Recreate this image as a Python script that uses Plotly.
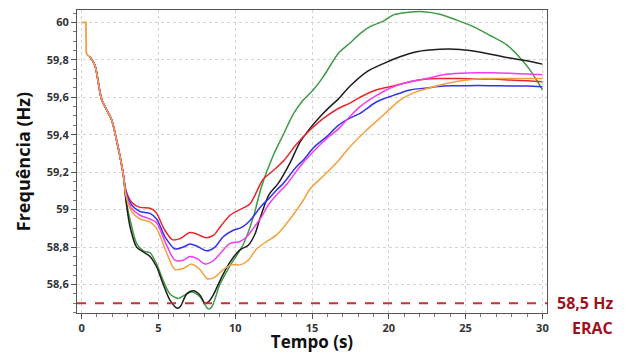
import plotly.graph_objects as go

# Common initial segment (all cases overlap)
t_common = [0, 0.28, 0.30, 0.39, 0.54]
f_common = [60.0, 60.0, 59.84, 59.825, 59.816]

t_shared = [0.54, 0.87, 1.30, 1.95, 2.28, 2.71]
f_shared = [59.816, 59.77, 59.59, 59.48, 59.37, 59.19]

t_red = [2.9, 3.26, 3.8, 4.45, 4.85, 5.35, 5.9, 6.4, 7.05, 7.55, 8.1, 8.6, 9.0, 9.66, 10.3, 10.96, 11.8, 12.5, 13.2, 14.0, 14.87, 15.74, 16.71, 17.5, 18.13, 19.21, 20.3, 21.38, 22.47, 23.55, 24.64, 25.73, 26.81, 27.9, 28.98, 30.0]
f_red = [59.10, 59.04, 59.012, 59.007, 58.985, 58.90, 58.84, 58.845, 58.878, 58.868, 58.85, 58.864, 58.905, 58.97, 59.0, 59.03, 59.16, 59.21, 59.265, 59.35, 59.425, 59.487, 59.54, 59.57, 59.60, 59.64, 59.66, 59.683, 59.697, 59.70, 59.70, 59.697, 59.697, 59.692, 59.688, 59.683]

t_blue = [2.9, 3.26, 3.8, 4.45, 4.88, 5.43, 6.08, 6.62, 7.05, 7.49, 8.14, 8.68, 9.22, 9.87, 10.42, 11.0, 11.7, 12.2, 12.7, 13.13, 14.0, 14.5, 15.09, 15.96, 16.71, 17.5, 18.13, 19.21, 20.3, 21.38, 22.47, 23.55, 24.64, 25.73, 27.25, 28.98, 30.0]
f_blue = [59.09, 59.025, 58.99, 58.98, 58.95, 58.855, 58.79, 58.80, 58.816, 58.806, 58.78, 58.80, 58.855, 58.89, 58.905, 58.945, 59.02, 59.06, 59.105, 59.14, 59.23, 59.27, 59.33, 59.39, 59.45, 59.49, 59.514, 59.576, 59.61, 59.639, 59.65, 59.66, 59.661, 59.663, 59.661, 59.66, 59.656]

t_magenta = [2.9, 3.26, 3.8, 4.45, 4.88, 5.53, 6.08, 6.62, 7.05, 7.49, 8.03, 8.57, 9.12, 9.66, 10.31, 10.75, 11.18, 11.7, 12.2, 12.7, 13.4, 14.22, 15.09, 15.96, 16.71, 17.5, 18.13, 19.21, 20.3, 21.38, 22.47, 23.55, 24.64, 25.73, 26.81, 27.9, 28.98, 30.0]
f_magenta = [59.08, 59.007, 58.97, 58.95, 58.93, 58.81, 58.73, 58.73, 58.75, 58.74, 58.71, 58.727, 58.775, 58.82, 58.83, 58.855, 58.90, 58.96, 59.03, 59.08, 59.14, 59.23, 59.31, 59.38, 59.43, 59.50, 59.55, 59.61, 59.656, 59.683, 59.70, 59.72, 59.728, 59.731, 59.731, 59.728, 59.724, 59.72]

t_orange = [2.9, 3.26, 3.8, 4.45, 4.88, 5.53, 6.08, 6.62, 7.16, 7.7, 8.2, 8.68, 9.22, 9.77, 10.31, 10.85, 11.39, 12.05, 12.7, 13.57, 14.43, 14.87, 15.74, 16.6, 17.48, 18.56, 19.65, 20.73, 21.82, 22.9, 23.99, 25.08, 26.16, 27.25, 28.33, 30.0]
f_orange = [59.07, 58.99, 58.95, 58.935, 58.90, 58.77, 58.68, 58.686, 58.71, 58.68, 58.63, 58.64, 58.68, 58.705, 58.705, 58.73, 58.79, 58.83, 58.865, 58.95, 59.05, 59.11, 59.18, 59.25, 59.336, 59.425, 59.505, 59.585, 59.63, 59.656, 59.678, 59.692, 59.70, 59.70, 59.70, 59.70]

t_green = [2.9, 3.26, 3.58, 4.01, 4.45, 4.88, 5.32, 5.75, 6.29, 6.73, 7.16, 7.7, 8.25, 8.47, 9.0, 9.66, 10.5, 11.18, 11.7, 12.48, 13.13, 13.78, 14.43, 15.09, 15.74, 16.71, 17.48, 18.13, 18.78, 19.65, 20.3, 21.16, 22.25, 23.33, 24.42, 25.5, 26.59, 27.68, 28.55, 29.2, 29.63, 30.0]
f_green = [59.05, 58.91, 58.82, 58.78, 58.77, 58.71, 58.62, 58.55, 58.526, 58.544, 58.56, 58.535, 58.47, 58.48, 58.60, 58.70, 58.81, 58.96, 59.12, 59.29, 59.40, 59.51, 59.585, 59.64, 59.71, 59.834, 59.89, 59.94, 59.977, 60.007, 60.04, 60.053, 60.057, 60.043, 60.012, 59.977, 59.93, 59.88, 59.81, 59.745, 59.69, 59.64]

t_black = [2.9, 3.15, 3.58, 4.01, 4.45, 4.88, 5.32, 5.75, 6.25, 6.45, 6.84, 7.27, 7.7, 8.03, 8.25, 8.57, 9.12, 9.66, 10.31, 10.85, 11.29, 11.6, 12.2, 12.8, 13.57, 14.22, 14.87, 15.52, 16.17, 16.71, 17.48, 18.56, 19.65, 20.73, 21.82, 23.33, 24.64, 26.16, 27.68, 28.98, 30.0]
f_black = [59.04, 58.91, 58.80, 58.775, 58.75, 58.695, 58.60, 58.517, 58.473, 58.485, 58.55, 58.567, 58.544, 58.50, 58.508, 58.544, 58.64, 58.72, 58.785, 58.81, 58.87, 58.95, 59.08, 59.14, 59.25, 59.36, 59.434, 59.496, 59.55, 59.59, 59.66, 59.736, 59.78, 59.816, 59.843, 59.856, 59.855, 59.838, 59.812, 59.795, 59.777]

erac_limit = 58.5
erac_labels = ["58,5 Hz", "ERAC"]
x_ticks = [0, 5, 10, 15, 20, 25, 30]
y_ticks = [58.6, 58.8, 59.0, 59.2, 59.4, 59.6, 59.8, 60.0]
y_tick_text = ["58,6", "58,8", "59", "59,2", "59,4", "59,6", "59,8", "60"]

series = [
    (t_green, f_green, "#3f9a45"),
    (t_black, f_black, "#1e1e1e"),
    (t_red, f_red, "#e8262c"),
    (t_blue, f_blue, "#3333ee"),
    (t_magenta, f_magenta, "#f23cf0"),
    (t_orange, f_orange, "#f5a03c"),
]

fig = go.Figure()
for t, f, c in series:
    fig.add_trace(go.Scatter(
        x=t_shared + t, y=f_shared + f, mode="lines",
        line=dict(color=c, width=1.5, shape="spline", smoothing=0.8),
        showlegend=False, hoverinfo="skip"))
fig.add_trace(go.Scatter(
    x=t_common, y=f_common, mode="lines",
    line=dict(color="#f5a03c", width=1.8, shape="linear"),
    showlegend=False, hoverinfo="skip"))

fig.add_shape(type="line", xref="paper", x0=0, x1=1, yref="y", y0=erac_limit, y1=erac_limit,
              line=dict(color="#c8323a", width=2, dash="dash"))

fig.add_annotation(xref="paper", x=1.016, xanchor="left", yref="y", y=erac_limit, yanchor="middle",
                   text=erac_labels[0], showarrow=False,
                   font=dict(family="Open Sans", size=16, color="#9e1220", weight="bold"))
fig.add_annotation(xref="paper", x=1.096, xanchor="center", yref="paper", y=-0.05, yanchor="middle",
                   text=erac_labels[1], showarrow=False,
                   font=dict(family="Open Sans", size=16, color="#9e1220", weight="bold"))

tickfont = dict(family="Open Sans", size=11, color="#333333", weight="bold")
fig.update_xaxes(range=[-0.3, 30.3], tickvals=x_ticks, ticktext=[str(v) for v in x_ticks],
                 automargin=False,
                 showgrid=True, gridcolor="#d4d4d4", griddash="dot", gridwidth=1,
                 zeroline=False, showline=True, linecolor="#555555", linewidth=1, mirror=True,
                 ticks="outside", ticklen=5, tickcolor="#555555", tickfont=tickfont,
                 minor=dict(dtick=1, ticks="outside", ticklen=3, tickcolor="#777777", showgrid=False),
                 title=dict(text="Tempo (s)", standoff=6,
                            font=dict(family="Open Sans", size=17, color="#111111", weight="bold")))
fig.update_yaxes(range=[58.448, 60.066], tickvals=y_ticks, ticktext=y_tick_text,
                 automargin=False,
                 showgrid=True, gridcolor="#d4d4d4", griddash="dot", gridwidth=1,
                 zeroline=False, showline=True, linecolor="#555555", linewidth=1, mirror=True,
                 ticks="outside", ticklen=5, tickcolor="#555555", tickfont=tickfont,
                 minor=dict(dtick=0.05, ticks="outside", ticklen=3, tickcolor="#777777", showgrid=False),
                 title=dict(text="Frequência (Hz)", standoff=11,
                            font=dict(family="Open Sans", size=18, color="#111111", weight="bold")))

# The page body adds an 8px offset, so the figure is 8px smaller and margins shifted.
fig.update_layout(width=620, height=345, margin=dict(l=69, r=81, t=2, b=40),
                  plot_bgcolor="white", paper_bgcolor="white")

fig.write_html("out.html")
----
_Goal of the exercise_
Copy nothing but the lines from the top of the data down to the line containing "59.661, 59.66, 59.656]", and leave the pictures out.

_Exercise answer_
Recreate this image as a Python script that uses Plotly.
import plotly.graph_objects as go

# Common initial segment (all cases overlap)
t_common = [0, 0.28, 0.30, 0.39, 0.54]
f_common = [60.0, 60.0, 59.84, 59.825, 59.816]

t_shared = [0.54, 0.87, 1.30, 1.95, 2.28, 2.71]
f_shared = [59.816, 59.77, 59.59, 59.48, 59.37, 59.19]

t_red = [2.9, 3.26, 3.8, 4.45, 4.85, 5.35, 5.9, 6.4, 7.05, 7.55, 8.1, 8.6, 9.0, 9.66, 10.3, 10.96, 11.8, 12.5, 13.2, 14.0, 14.87, 15.74, 16.71, 17.5, 18.13, 19.21, 20.3, 21.38, 22.47, 23.55, 24.64, 25.73, 26.81, 27.9, 28.98, 30.0]
f_red = [59.10, 59.04, 59.012, 59.007, 58.985, 58.90, 58.84, 58.845, 58.878, 58.868, 58.85, 58.864, 58.905, 58.97, 59.0, 59.03, 59.16, 59.21, 59.265, 59.35, 59.425, 59.487, 59.54, 59.57, 59.60, 59.64, 59.66, 59.683, 59.697, 59.70, 59.70, 59.697, 59.697, 59.692, 59.688, 59.683]

t_blue = [2.9, 3.26, 3.8, 4.45, 4.88, 5.43, 6.08, 6.62, 7.05, 7.49, 8.14, 8.68, 9.22, 9.87, 10.42, 11.0, 11.7, 12.2, 12.7, 13.13, 14.0, 14.5, 15.09, 15.96, 16.71, 17.5, 18.13, 19.21, 20.3, 21.38, 22.47, 23.55, 24.64, 25.73, 27.25, 28.98, 30.0]
f_blue = [59.09, 59.025, 58.99, 58.98, 58.95, 58.855, 58.79, 58.80, 58.816, 58.806, 58.78, 58.80, 58.855, 58.89, 58.905, 58.945, 59.02, 59.06, 59.105, 59.14, 59.23, 59.27, 59.33, 59.39, 59.45, 59.49, 59.514, 59.576, 59.61, 59.639, 59.65, 59.66, 59.661, 59.663, 59.661, 59.66, 59.656]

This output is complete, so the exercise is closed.